§ Entries
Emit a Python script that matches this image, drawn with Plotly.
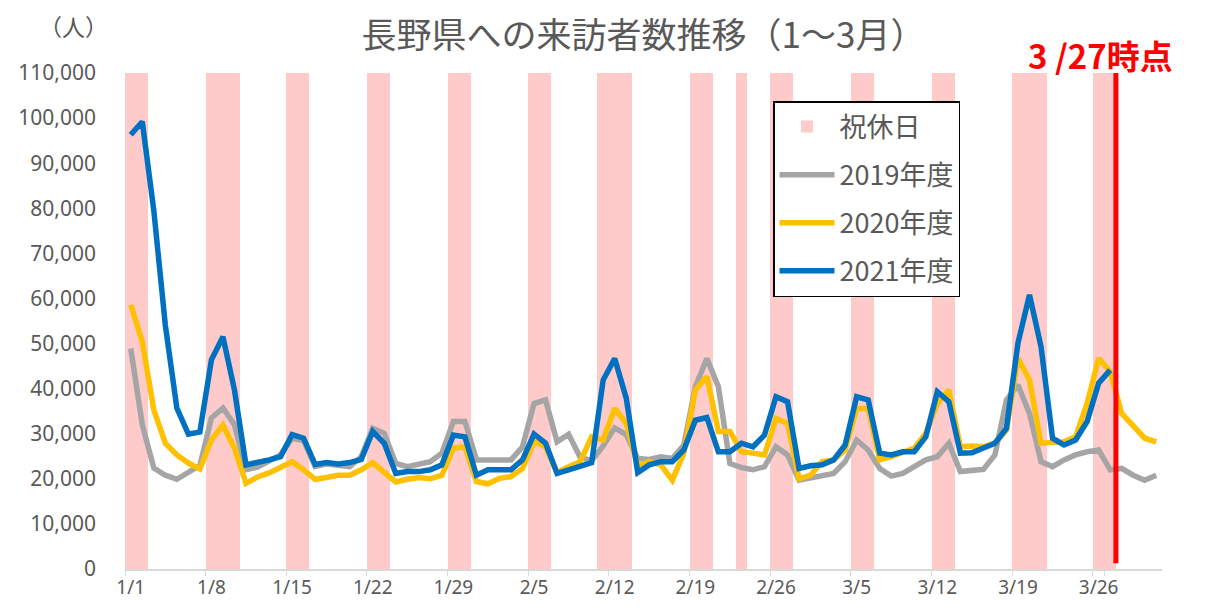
import pandas as pd
import plotly.graph_objects as go

# ---- categories (daily, 1/1 .. 3/31) ----
dates = [f"{d.month}/{d.day}" for d in pd.date_range("2021-01-01", "2021-03-31")]
tick_labels = ["1/1", "1/8", "1/15", "1/22", "1/29", "2/5", "2/12", "2/19", "2/26",
               "3/5", "3/12", "3/19", "3/26"]

# ---- holidays / weekends (shaded) ----
holidays = ["1/1", "1/2", "1/8", "1/9", "1/10", "1/15", "1/16", "1/22", "1/23",
            "1/29", "1/30", "2/5", "2/6", "2/11", "2/12", "2/13", "2/19", "2/20",
            "2/23", "2/26", "2/27", "3/5", "3/6", "3/12", "3/13", "3/19", "3/20",
            "3/21", "3/26", "3/27"]
holiday_level = 110000

# ---- visitors ----
visitors_2019 = [48900, 32000, 22400, 20800, 19900, 21300, 23000, 33500, 35700, 32000,
                 22000, 22600, 23800, 25300, 29000, 28500, 22700, 23300, 23000, 22700,
                 24900, 31200, 30100, 23400, 22700, 23300, 23800, 25700, 32700, 32700,
                 24200, 24200, 24200, 24200, 27100, 36700, 37500, 28200, 29900, 24800,
                 24000, 27300, 31300, 29800, 24500, 24300, 24900, 24500, 27500, 40400,
                 46700, 40400, 23400, 22500, 22000, 22700, 27100, 25300, 19700, 20200,
                 20500, 21200, 23800, 28600, 26400, 22300, 20600, 21200, 22700, 24200,
                 24900, 27900, 21600, 22000, 22100, 25300, 37500, 40800, 34500, 23800,
                 22700, 24200, 25300, 26000, 26400, 22000, 22300, 20800, 19700, 20800]

visitors_2020 = [58600, 50400, 35300, 27900, 25300, 23500, 22200, 28600, 31900, 26800,
                 19000, 20400, 21300, 22600, 23800, 22000, 19900, 20300, 20800, 20800,
                 22000, 23600, 21600, 19300, 19900, 20300, 20000, 20800, 26800, 27100,
                 19400, 18900, 20100, 20500, 22300, 28200, 27100, 21400, 22700, 23800,
                 29300, 28600, 35600, 32300, 22900, 23800, 23100, 19700, 25700, 39700,
                 42700, 30500, 30500, 26000, 25700, 25300, 33400, 32300, 20000, 20800,
                 23800, 24200, 26400, 35600, 35600, 24200, 24900, 26000, 26800, 30100,
                 36700, 39700, 27100, 27300, 27100, 27900, 30800, 46700, 41900, 27900,
                 27900, 28200, 29300, 36700, 46700, 43800, 34500, 31600, 29000, 28200]

visitors_2021 = [96300, 99200, 79500, 54100, 35700, 29900, 30400, 46400, 51500, 39700,
                 23100, 23500, 24200, 24900, 29800, 29000, 23200, 23600, 23300, 23600,
                 24300, 30500, 27900, 21200, 21600, 21600, 22000, 23100, 29700, 29300,
                 20800, 22000, 22000, 22000, 24200, 29900, 27900, 21200, 22000, 22700,
                 23600, 41900, 46700, 37900, 21400, 23100, 23800, 23800, 26400, 33000,
                 33600, 26000, 26000, 27900, 27100, 29700, 38200, 37100, 22300, 22900,
                 23100, 24200, 27500, 38200, 37500, 25700, 25300, 26000, 26000, 29300,
                 39300, 37100, 25700, 25800, 26800, 27900, 31200, 50100, 60800, 49300,
                 29000, 27500, 28600, 32700, 41200, 44100]

cutoff_date = "3/27"

GRAY_TXT = "#595959"
JP = "Noto Sans CJK JP"

# page body has an 8px margin: figure is laid out in its own coordinates
W, H = 1201, 602
L, R, T, B = 117, 47, 65, 41
PW, PH = W - L - R, H - T - B


def px(sx):  # screen x -> paper x
    return (sx - 8 - L) / PW


def py(sy):  # screen y -> paper y
    return (H - B - (sy - 8)) / PH


fig = go.Figure()

fig.add_trace(go.Bar(
    x=holidays, y=[holiday_level] * len(holidays), name="祝休日",
    marker=dict(color="#FFCACA", line=dict(width=0)), legendgroup="h",
    hoverinfo="skip"))

series = [("2019年度", visitors_2019, "#A5A5A5"),
          ("2020年度", visitors_2020, "#FFC000"),
          ("2021年度", visitors_2021, "#0070C0")]
for name, vals, col in series:
    fig.add_trace(go.Scatter(
        x=dates[:len(vals)], y=vals, name=name, mode="lines", legendgroup=name,
        line=dict(color=col, width=5.5, shape="linear")))

cut_idx = dates.index(cutoff_date) + 0.5
fig.add_shape(type="line", xref="x", yref="y", x0=cut_idx, x1=cut_idx,
              y0=1300, y1=110000, line=dict(color="#FF0000", width=5), layer="above")

fig.update_layout(
    width=W, height=H,
    margin=dict(l=L, r=R, t=T, b=B),
    plot_bgcolor="white", paper_bgcolor="white",
    bargap=0,
    title=dict(text="長野県への来訪者数推移（1～3月）", x=0.5, xref="paper",
               xanchor="center", y=1 - (36 - 8) / H, yanchor="middle",
               font=dict(family=JP, size=35, color=GRAY_TXT)),
    font=dict(family=JP, color=GRAY_TXT),
    legend=dict(x=px(773), y=py(101), xanchor="left", yanchor="top",
                bordercolor="black", borderwidth=1.5, bgcolor="white",
                font=dict(family=JP, size=27, color=GRAY_TXT),
                traceorder="grouped", tracegroupgap=10, itemwidth=55),
    xaxis=dict(type="category", categoryorder="array", categoryarray=dates,
               range=[-0.5, len(dates) - 0.5], automargin=False,
               tickmode="array", tickvals=tick_labels, ticktext=tick_labels,
               tickangle=0,
               tickson="boundaries", ticks="outside", ticklen=5, tickcolor="#D9D9D9",
               showline=True, linecolor="#D9D9D9", linewidth=1.5,
               showgrid=False, zeroline=False,
               tickfont=dict(family="Noto Sans", size=19, color=GRAY_TXT)),
    yaxis=dict(range=[0, 110000], dtick=10000, tickformat=",d", automargin=False,
               showgrid=False, zeroline=False, showline=False, ticks="",
               ticklabelstandoff=28,
               tickfont=dict(family="Noto Sans", size=21, color=GRAY_TXT)),
    annotations=[
        dict(text="（人）", xref="paper", yref="paper", x=px(73),
             y=py(26), xanchor="center", yanchor="middle", showarrow=False,
             font=dict(family=JP, size=23, color=GRAY_TXT)),
        dict(text="<b>3 /27時点</b>", xref="paper", yref="paper", x=px(1100),
             y=py(55), xanchor="center", yanchor="middle", showarrow=False,
             font=dict(family=JP, size=33, color="#FF0000")),
    ],
)

fig.write_html("out.html")
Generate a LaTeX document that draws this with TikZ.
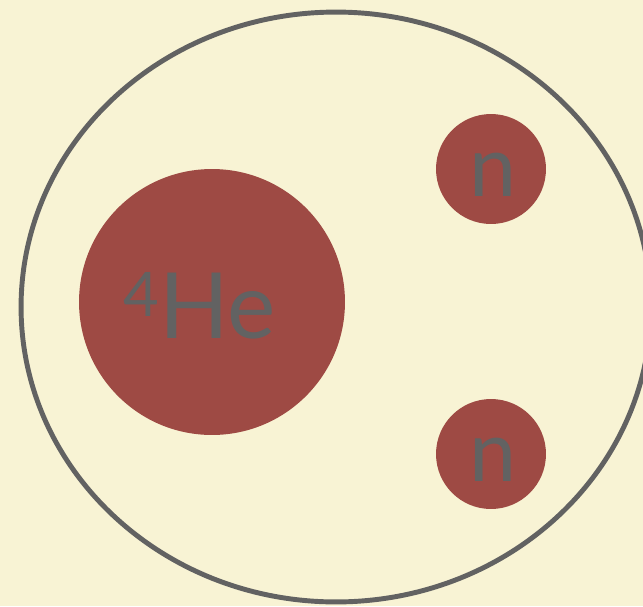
\documentclass[tikz,border=0pt]{standalone}
\usepackage{fontspec}
\setmainfont{Lato}
\definecolor{paper}{RGB}{248,243,212}
\definecolor{nucred}{RGB}{158,74,68}
\definecolor{inkgray}{RGB}{98,98,98}
\begin{document}
\begin{tikzpicture}[x=0.02cm, y=-0.02cm,
    nucleus/.style={circle, fill=nucred, draw=none, inner sep=0pt},
    lab/.style={text=inkgray, inner sep=0pt}]
  % page, 643 x 606
  \fill[paper] (0,0) rectangle (643,606);
  \useasboundingbox (0,0) rectangle (643,606);

  % system boundary
  \draw[inkgray, line width=2.8pt] (336,307) ellipse [x radius=6.3cm, y radius=5.9cm];

  \node[nucleus, minimum size=5.32cm] (he) at (212,302) {};
  \node[nucleus, minimum size=2.2cm]  (n1) at (491,169) {};
  \node[nucleus, minimum size=2.2cm]  (n2) at (491,454) {};

  \node[lab, font=\fontsize{52}{52}\selectfont] (helab) at ([xshift=-0.24cm, yshift=-0.07cm]he.center)
    {\raisebox{0.44cm}{\fontsize{35}{35}\selectfont 4}He};
  \node[lab, font=\fontsize{48}{48}\selectfont] (n1lab) at ([xshift=0.04cm, yshift=-0.11cm]n1.center) {n};
  \node[lab, font=\fontsize{48}{48}\selectfont] (n2lab) at ([xshift=0.04cm, yshift=-0.11cm]n2.center) {n};
\end{tikzpicture}
\end{document}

§ Directions for this task
Exactly and only the lines from the top of the records down to the line containing "20800, 19700, 20800]" should be transcribed, please, without the pictures.

§ Solution for this task
Emit a Python script that matches this image, drawn with Plotly.
import pandas as pd
import plotly.graph_objects as go

# ---- categories (daily, 1/1 .. 3/31) ----
dates = [f"{d.month}/{d.day}" for d in pd.date_range("2021-01-01", "2021-03-31")]
tick_labels = ["1/1", "1/8", "1/15", "1/22", "1/29", "2/5", "2/12", "2/19", "2/26",
               "3/5", "3/12", "3/19", "3/26"]

# ---- holidays / weekends (shaded) ----
holidays = ["1/1", "1/2", "1/8", "1/9", "1/10", "1/15", "1/16", "1/22", "1/23",
            "1/29", "1/30", "2/5", "2/6", "2/11", "2/12", "2/13", "2/19", "2/20",
            "2/23", "2/26", "2/27", "3/5", "3/6", "3/12", "3/13", "3/19", "3/20",
            "3/21", "3/26", "3/27"]
holiday_level = 110000

# ---- visitors ----
visitors_2019 = [48900, 32000, 22400, 20800, 19900, 21300, 23000, 33500, 35700, 32000,
                 22000, 22600, 23800, 25300, 29000, 28500, 22700, 23300, 23000, 22700,
                 24900, 31200, 30100, 23400, 22700, 23300, 23800, 25700, 32700, 32700,
                 24200, 24200, 24200, 24200, 27100, 36700, 37500, 28200, 29900, 24800,
                 24000, 27300, 31300, 29800, 24500, 24300, 24900, 24500, 27500, 40400,
                 46700, 40400, 23400, 22500, 22000, 22700, 27100, 25300, 19700, 20200,
                 20500, 21200, 23800, 28600, 26400, 22300, 20600, 21200, 22700, 24200,
                 24900, 27900, 21600, 22000, 22100, 25300, 37500, 40800, 34500, 23800,
                 22700, 24200, 25300, 26000, 26400, 22000, 22300, 20800, 19700, 20800]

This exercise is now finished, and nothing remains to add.